Album
Incontournable recueil des anecdotes du quotidien, témoin de la genèse familiale et mémoire imagée du foyer, l’album photo est une pièce constitutive de l’histoire de chacun. Guðrún Eva Mínervudóttir travaille son récit en rendant hommage à ces compilations mémorielles, et choisit de présenter, de manière chronologique, de courts textes qui photographient ses souvenirs et évoquent de courts instants de sa plus tendre enfance jusqu’à son entrée dans l’âge adulte. D’une écriture humble et précise, elle dissèque diverses situations pour en dégager des sensations merveilleusement intactes, qu’on aurait pensées indicibles.

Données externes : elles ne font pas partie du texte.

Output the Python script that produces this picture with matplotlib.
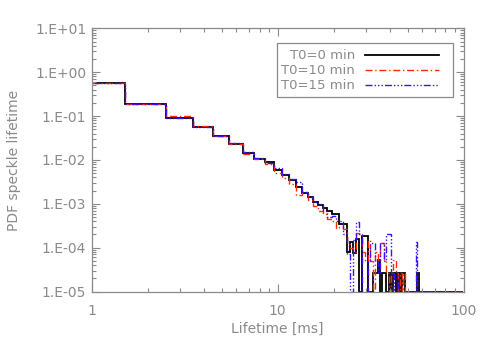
import numpy as np
import matplotlib
matplotlib.use('Agg')
import matplotlib.pyplot as plt
from matplotlib.patches import Rectangle
from matplotlib.ticker import NullFormatter, LogLocator

# PDF of speckle lifetime, one value per 1 ms bin (bin centre = 1, 2, 3 ... ms)
labels = ['T0=0 min', 'T0=10 min', 'T0=15 min']

pdf_t0 = [0.565, 0.185, 0.092, 0.056, 0.035, 0.023, 0.0147, 0.0106, 0.0089, 0.0059,
          0.0045, 0.0035, 0.0024, 0.0018, 0.00145, 0.0011, 0.00093, 0.0008, 0.00068, 0.00058,
          0.00058, 0.00034, 0.00034, 0.00008, 0.000136, 0.000074, 0.00016, 0, 0.00018, 0.00018,
          0, 0, 2.6e-5, 2.6e-5, 5.2e-5, 0, 2.6e-5, 2.6e-5, 0, 2.6e-5,
          0, 2.6e-5, 2.6e-5, 0, 2.6e-5, 0, 2.6e-5, 2.6e-5, 0, 0,
          0, 0, 0, 0, 0, 0, 2.6e-5, 0, 0, 0]

pdf_t10 = [0.57, 0.19, 0.1, 0.058, 0.035, 0.023, 0.0138, 0.0105, 0.0082, 0.005,
           0.0039, 0.0029, 0.0016, 0.0019, 0.0012, 0.0009, 0.0007, 0.0006, 0.00045, 0.0004,
           0.00028, 0.0003, 0.00026, 0.00012, 0.0001, 0.00008, 0.00022, 0.0002, 0.00008, 0.00005,
           0.00015, 0.00005, 0, 0.000078, 0.00005, 0.00013, 0.00013, 0.00005, 2.6e-5, 0,
           2.6e-5, 5.2e-5, 5.2e-5, 2.6e-5, 0, 2.6e-5, 0, 2.6e-5, 0, 0,
           0, 0, 0, 0, 0, 0, 0, 0, 0, 0]

pdf_t15 = [0.56, 0.185, 0.092, 0.055, 0.035, 0.024, 0.0148, 0.011, 0.0087, 0.0067,
           0.0047, 0.0036, 0.0032, 0.0019, 0.0014, 0.0011, 0.001, 0.0007, 0.0005, 0.00052,
           0.0004, 0.0004, 0.0002, 0.00007, 0, 0.00015, 0.00039, 0.0002, 0, 0,
           5e-5, 0.00013, 0.00013, 5e-5, 2.6e-5, 0.00013, 0.00013, 5e-5, 0.00021, 0.00021,
           2.6e-5, 0, 2.6e-5, 2.6e-5, 0, 0, 0, 0, 0, 0,
           0, 0, 0, 0, 0, 0.000136, 0, 0, 0, 0]

nbins = 99
edges = np.arange(0.5, nbins + 1.5, 1.0)
ymin, ymax = 1e-5, 1e1

def full(vals):
    out = np.zeros(nbins)
    out[:len(vals)] = vals
    # IDL-style clipping: empty bins drawn on the bottom axis
    return np.maximum(out, ymin)

grey = '#8a8a8a'
plt.rcParams['font.family'] = ['DejaVu Sans']
plt.rcParams['font.size'] = 10

fig = plt.figure(figsize=(4.91, 3.5), dpi=100)
ax = fig.add_axes([0.187, 0.167, 0.757, 0.752])

styles = [dict(color='black', lw=1.3, ls='-'),
          dict(color='#ff2a00', lw=1.0, ls=(0, (5, 2, 1, 2))),
          dict(color='#3a10ff', lw=1.0, ls=(0, (5, 1.5, 1, 1.5, 1, 1.5, 1, 1.5)))]
series = [pdf_t0, pdf_t10, pdf_t15]

for vals, st in zip(series, styles):
    ax.stairs(full(vals), edges, baseline=None, **st)

ax.set_xscale('log')
ax.set_yscale('log')
ax.set_xlim(1, 100)
ax.set_ylim(ymin, ymax)

ax.set_yticks([1e-5, 1e-4, 1e-3, 1e-2, 1e-1, 1e0, 1e1])
ax.set_yticklabels(['1.E-05', '1.E-04', '1.E-03', '1.E-02', '1.E-01', '1.E+00', '1.E+01'])
ax.yaxis.set_minor_locator(LogLocator(base=10, subs=np.arange(2, 10), numticks=20))
ax.yaxis.set_minor_formatter(NullFormatter())
ax.set_xticks([1, 10, 100])
ax.set_xticklabels(['1', '10', '100'])
ax.xaxis.set_minor_locator(LogLocator(base=10, subs=np.arange(2, 10), numticks=20))
ax.xaxis.set_minor_formatter(NullFormatter())

ax.tick_params(which='both', direction='in', top=True, right=True, color=grey,
               labelcolor=grey, labelsize=10)
ax.tick_params(which='major', length=6, width=0.8, pad=4)
ax.tick_params(which='minor', length=3, width=0.8)
ax.tick_params(axis='x', which='major', pad=9)
for sp in ax.spines.values():
    sp.set_color(grey)
    sp.set_linewidth(0.9)

ax.set_xlabel('Lifetime [ms]', color=grey, fontsize=10, labelpad=3)
ax.set_ylabel('PDF speckle lifetime', color=grey, fontsize=10, labelpad=10)

# legend box drawn by hand, text right aligned as in the original
ax.add_patch(Rectangle((0.4976, 0.7384), 0.475, 0.2053, transform=ax.transAxes,
                       fill=False, edgecolor=grey, lw=0.9, zorder=5))
rows = [0.897, 0.840, 0.783]
for lab, st, yy in zip(labels, styles, rows):
    ax.text(0.708, yy, lab, transform=ax.transAxes, ha='right', va='center',
            color=grey, fontsize=9.5)
    ax.plot([0.735, 0.935], [yy, yy], transform=ax.transAxes, **st)

fig.savefig('out.png', dpi=100)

Album aurait pu n’être qu’un exercice littéraire mais, parce qu’il est conçu avec une tendresse véritable et dénuée de mièvrerie, c’est un roman d’une incroyable douceur, où l’on s’attache aux personnages et où l’on voit se dérouler les aléas d’une mère célibataire, d’une petite fille amoureuse, et de quelques intervenants de passage. Détachée de tout narcissisme, ancrée dans la trivialité d’un quotidien islandais désargenté, Guðrún Eva Mínervudóttir raconte sa saga, explique pourquoi elle est amoureuse de Derrick, et on la comprend : c’est parce qu’il « surclassait les autres personnages de la télé comme un pur sang arabe au milieu d’un troupeau de moutons atteints du tournis ».